**MATERIAL SUPPLIED**
=-=-=-=-=

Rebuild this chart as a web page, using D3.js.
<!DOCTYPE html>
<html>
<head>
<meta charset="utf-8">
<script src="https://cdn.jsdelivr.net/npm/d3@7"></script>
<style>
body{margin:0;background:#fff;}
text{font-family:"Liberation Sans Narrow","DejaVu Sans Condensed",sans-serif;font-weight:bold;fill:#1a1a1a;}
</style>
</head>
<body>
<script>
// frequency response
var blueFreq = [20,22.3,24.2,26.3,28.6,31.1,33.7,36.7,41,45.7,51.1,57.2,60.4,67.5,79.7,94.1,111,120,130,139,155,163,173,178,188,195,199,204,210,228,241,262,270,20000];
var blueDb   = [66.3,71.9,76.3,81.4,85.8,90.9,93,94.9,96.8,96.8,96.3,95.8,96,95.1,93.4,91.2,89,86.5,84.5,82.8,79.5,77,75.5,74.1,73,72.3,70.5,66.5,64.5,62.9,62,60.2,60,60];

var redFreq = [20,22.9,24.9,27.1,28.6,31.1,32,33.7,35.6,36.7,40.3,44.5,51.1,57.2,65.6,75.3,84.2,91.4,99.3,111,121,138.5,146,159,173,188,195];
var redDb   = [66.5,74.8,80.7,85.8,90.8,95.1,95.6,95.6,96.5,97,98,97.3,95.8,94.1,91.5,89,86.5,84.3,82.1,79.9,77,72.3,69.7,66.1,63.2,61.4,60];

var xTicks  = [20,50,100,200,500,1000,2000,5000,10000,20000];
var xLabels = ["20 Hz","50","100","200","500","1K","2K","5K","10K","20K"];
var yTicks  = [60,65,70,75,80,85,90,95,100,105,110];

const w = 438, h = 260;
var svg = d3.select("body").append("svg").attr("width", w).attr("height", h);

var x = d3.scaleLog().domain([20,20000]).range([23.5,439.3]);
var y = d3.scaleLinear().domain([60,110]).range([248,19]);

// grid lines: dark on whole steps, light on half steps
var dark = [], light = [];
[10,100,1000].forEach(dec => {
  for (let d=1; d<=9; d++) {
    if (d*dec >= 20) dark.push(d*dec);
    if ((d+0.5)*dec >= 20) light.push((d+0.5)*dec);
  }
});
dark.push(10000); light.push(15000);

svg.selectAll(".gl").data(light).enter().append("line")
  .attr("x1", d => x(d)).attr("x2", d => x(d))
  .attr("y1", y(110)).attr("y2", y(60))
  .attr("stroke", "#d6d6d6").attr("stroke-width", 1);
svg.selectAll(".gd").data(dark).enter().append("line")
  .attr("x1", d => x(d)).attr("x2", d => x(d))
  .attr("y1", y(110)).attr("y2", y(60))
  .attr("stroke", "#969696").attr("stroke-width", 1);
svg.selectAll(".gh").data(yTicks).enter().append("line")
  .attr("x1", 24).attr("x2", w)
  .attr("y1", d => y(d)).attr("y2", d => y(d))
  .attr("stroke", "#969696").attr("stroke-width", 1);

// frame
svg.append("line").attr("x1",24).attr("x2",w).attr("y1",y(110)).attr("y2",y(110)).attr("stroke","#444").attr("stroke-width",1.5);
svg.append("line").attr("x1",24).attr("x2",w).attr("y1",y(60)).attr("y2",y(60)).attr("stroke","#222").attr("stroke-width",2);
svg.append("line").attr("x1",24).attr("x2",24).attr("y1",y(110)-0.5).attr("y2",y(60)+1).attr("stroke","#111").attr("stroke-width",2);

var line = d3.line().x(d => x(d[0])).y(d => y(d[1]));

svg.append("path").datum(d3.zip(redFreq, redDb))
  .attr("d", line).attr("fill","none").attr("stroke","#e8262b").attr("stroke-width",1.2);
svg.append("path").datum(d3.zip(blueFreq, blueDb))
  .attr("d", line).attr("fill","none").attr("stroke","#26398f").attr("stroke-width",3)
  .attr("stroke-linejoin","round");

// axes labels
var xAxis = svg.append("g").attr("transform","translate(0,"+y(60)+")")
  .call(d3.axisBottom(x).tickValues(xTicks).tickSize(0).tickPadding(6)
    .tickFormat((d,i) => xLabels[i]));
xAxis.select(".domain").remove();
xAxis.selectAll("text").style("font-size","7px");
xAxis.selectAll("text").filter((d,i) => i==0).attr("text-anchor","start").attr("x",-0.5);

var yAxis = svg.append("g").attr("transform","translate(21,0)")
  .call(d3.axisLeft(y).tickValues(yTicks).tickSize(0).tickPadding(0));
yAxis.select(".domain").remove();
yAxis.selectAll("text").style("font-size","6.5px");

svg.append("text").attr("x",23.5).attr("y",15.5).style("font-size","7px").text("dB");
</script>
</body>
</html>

=-=-=-=-=

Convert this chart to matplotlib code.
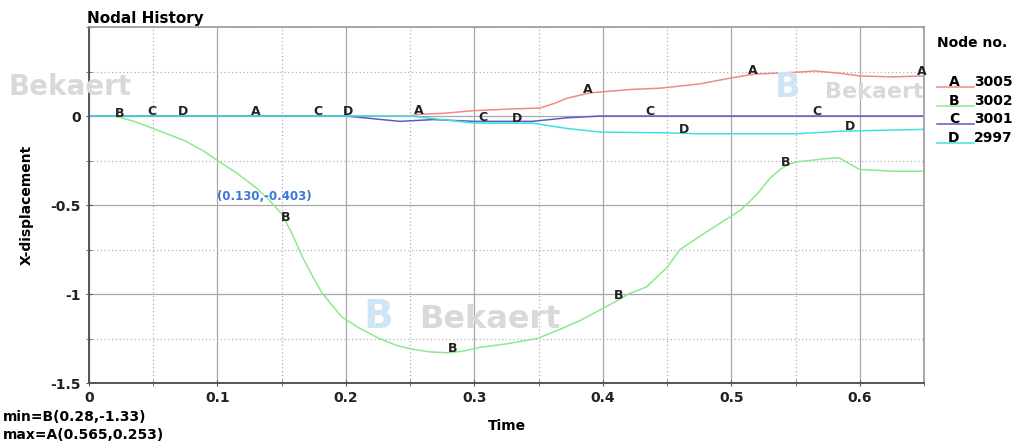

=-=-=-=-=

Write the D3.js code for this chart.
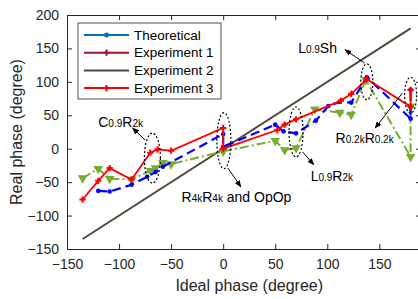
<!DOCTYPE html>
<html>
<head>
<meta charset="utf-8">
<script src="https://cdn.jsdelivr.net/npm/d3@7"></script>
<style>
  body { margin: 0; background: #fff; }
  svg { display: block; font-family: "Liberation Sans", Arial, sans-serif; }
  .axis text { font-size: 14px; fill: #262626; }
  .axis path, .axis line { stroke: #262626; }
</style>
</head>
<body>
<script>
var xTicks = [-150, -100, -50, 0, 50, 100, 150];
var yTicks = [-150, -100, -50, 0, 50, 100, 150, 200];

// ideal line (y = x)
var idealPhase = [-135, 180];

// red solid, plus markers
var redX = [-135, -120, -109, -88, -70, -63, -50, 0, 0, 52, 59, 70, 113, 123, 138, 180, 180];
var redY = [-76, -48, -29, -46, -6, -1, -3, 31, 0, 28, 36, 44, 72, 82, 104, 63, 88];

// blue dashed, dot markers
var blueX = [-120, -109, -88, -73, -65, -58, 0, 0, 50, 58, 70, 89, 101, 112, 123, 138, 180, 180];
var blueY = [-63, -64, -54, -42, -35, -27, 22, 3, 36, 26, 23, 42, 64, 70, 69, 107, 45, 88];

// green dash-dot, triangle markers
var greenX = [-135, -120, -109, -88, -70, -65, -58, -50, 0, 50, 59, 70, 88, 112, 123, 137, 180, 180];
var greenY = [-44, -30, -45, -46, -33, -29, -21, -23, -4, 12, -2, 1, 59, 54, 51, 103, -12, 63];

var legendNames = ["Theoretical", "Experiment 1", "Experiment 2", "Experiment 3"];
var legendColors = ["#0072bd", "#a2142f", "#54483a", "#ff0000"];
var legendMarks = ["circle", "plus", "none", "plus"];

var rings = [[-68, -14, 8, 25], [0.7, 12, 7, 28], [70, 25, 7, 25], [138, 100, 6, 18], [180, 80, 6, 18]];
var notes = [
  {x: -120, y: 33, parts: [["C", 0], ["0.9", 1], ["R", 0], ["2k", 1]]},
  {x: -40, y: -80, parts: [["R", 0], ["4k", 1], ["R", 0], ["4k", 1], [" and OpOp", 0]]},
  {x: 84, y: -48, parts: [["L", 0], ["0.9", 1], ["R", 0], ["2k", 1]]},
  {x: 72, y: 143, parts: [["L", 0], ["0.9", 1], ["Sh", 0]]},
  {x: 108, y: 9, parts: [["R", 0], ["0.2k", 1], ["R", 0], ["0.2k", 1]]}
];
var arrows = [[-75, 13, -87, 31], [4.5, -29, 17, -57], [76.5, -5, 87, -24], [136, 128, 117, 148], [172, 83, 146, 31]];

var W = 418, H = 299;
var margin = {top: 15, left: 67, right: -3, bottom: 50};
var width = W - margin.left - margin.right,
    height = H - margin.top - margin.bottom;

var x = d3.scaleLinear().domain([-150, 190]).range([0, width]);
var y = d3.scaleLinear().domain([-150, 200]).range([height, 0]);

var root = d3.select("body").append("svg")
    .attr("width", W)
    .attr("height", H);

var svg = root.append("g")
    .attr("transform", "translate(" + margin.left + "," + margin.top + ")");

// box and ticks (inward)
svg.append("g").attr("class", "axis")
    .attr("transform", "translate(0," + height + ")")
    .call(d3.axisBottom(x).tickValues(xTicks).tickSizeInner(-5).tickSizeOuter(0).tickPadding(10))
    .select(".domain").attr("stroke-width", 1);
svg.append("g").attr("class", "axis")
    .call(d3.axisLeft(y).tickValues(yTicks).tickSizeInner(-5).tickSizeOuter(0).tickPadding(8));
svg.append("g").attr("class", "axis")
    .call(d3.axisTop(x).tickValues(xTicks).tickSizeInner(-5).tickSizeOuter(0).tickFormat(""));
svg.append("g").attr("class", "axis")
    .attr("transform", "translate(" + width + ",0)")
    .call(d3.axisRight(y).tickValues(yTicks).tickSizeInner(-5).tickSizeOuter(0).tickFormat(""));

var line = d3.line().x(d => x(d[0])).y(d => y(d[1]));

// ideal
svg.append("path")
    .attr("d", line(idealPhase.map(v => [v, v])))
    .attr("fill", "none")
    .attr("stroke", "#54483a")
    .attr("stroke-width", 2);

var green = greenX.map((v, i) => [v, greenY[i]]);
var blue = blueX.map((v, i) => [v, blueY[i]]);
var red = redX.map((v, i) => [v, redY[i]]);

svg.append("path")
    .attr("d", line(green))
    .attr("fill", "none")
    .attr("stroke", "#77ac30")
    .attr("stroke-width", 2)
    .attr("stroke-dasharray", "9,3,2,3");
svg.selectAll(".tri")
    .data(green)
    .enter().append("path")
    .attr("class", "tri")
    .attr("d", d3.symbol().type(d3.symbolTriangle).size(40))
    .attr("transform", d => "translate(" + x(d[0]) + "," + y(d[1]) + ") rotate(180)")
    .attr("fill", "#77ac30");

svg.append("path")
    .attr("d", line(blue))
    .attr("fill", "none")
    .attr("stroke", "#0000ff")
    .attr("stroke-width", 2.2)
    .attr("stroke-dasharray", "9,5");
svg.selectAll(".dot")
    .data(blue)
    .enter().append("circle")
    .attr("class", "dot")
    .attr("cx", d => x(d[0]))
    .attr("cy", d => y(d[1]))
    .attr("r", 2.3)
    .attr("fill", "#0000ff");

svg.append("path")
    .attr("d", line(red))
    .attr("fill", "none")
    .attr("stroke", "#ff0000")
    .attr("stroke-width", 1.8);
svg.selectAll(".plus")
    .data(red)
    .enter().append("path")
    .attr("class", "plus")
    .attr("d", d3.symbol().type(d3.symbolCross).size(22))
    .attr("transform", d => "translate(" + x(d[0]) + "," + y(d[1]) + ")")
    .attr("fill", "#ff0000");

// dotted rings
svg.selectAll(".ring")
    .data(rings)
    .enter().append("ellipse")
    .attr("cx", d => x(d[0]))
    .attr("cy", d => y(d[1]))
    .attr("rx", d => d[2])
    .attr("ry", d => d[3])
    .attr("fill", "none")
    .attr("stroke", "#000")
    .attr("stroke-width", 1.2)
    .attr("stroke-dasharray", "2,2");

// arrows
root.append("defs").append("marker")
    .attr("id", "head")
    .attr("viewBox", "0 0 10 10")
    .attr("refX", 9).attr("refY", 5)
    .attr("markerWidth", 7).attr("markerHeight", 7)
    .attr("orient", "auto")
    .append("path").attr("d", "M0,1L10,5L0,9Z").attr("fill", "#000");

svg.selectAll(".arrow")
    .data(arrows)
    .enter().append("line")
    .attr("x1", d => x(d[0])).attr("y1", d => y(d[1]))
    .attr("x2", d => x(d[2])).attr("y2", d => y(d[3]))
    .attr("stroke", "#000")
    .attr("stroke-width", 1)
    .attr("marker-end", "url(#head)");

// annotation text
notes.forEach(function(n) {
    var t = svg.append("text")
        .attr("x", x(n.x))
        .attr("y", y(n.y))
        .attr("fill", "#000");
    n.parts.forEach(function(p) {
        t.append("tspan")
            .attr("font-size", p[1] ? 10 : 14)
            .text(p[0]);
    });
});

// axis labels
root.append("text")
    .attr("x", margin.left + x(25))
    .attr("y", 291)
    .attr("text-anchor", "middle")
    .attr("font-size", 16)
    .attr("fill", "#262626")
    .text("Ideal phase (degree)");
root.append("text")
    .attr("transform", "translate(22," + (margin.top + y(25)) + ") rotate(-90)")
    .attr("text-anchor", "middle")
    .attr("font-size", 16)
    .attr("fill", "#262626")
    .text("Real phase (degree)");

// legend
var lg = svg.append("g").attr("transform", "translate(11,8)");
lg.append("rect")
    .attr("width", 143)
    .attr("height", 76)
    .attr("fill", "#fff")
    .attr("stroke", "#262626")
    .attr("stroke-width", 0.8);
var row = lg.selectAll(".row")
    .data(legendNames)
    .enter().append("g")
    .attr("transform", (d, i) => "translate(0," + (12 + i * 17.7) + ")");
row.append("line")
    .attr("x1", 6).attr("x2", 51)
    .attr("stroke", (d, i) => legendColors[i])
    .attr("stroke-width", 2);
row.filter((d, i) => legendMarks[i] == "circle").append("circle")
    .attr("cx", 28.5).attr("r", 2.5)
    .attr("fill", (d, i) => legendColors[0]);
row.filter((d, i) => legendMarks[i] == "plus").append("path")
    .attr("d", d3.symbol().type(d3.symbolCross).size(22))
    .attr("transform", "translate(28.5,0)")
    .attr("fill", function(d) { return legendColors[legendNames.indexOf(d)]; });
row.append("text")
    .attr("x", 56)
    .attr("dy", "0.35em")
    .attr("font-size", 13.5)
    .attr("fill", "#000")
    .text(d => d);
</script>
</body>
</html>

=-=-=-=-=

**EXERCISE**
Pictures do not belong in the copy. Reproduce exactly the lines from the one with "Write the D3.js code for this chart." to the one with "var idealPhase = [-135, 180];", both lines included.

**WORKED SOLUTION**
Write the D3.js code for this chart.
<!DOCTYPE html>
<html>
<head>
<meta charset="utf-8">
<script src="https://cdn.jsdelivr.net/npm/d3@7"></script>
<style>
  body { margin: 0; background: #fff; }
  svg { display: block; font-family: "Liberation Sans", Arial, sans-serif; }
  .axis text { font-size: 14px; fill: #262626; }
  .axis path, .axis line { stroke: #262626; }
</style>
</head>
<body>
<script>
var xTicks = [-150, -100, -50, 0, 50, 100, 150];
var yTicks = [-150, -100, -50, 0, 50, 100, 150, 200];

// ideal line (y = x)
var idealPhase = [-135, 180];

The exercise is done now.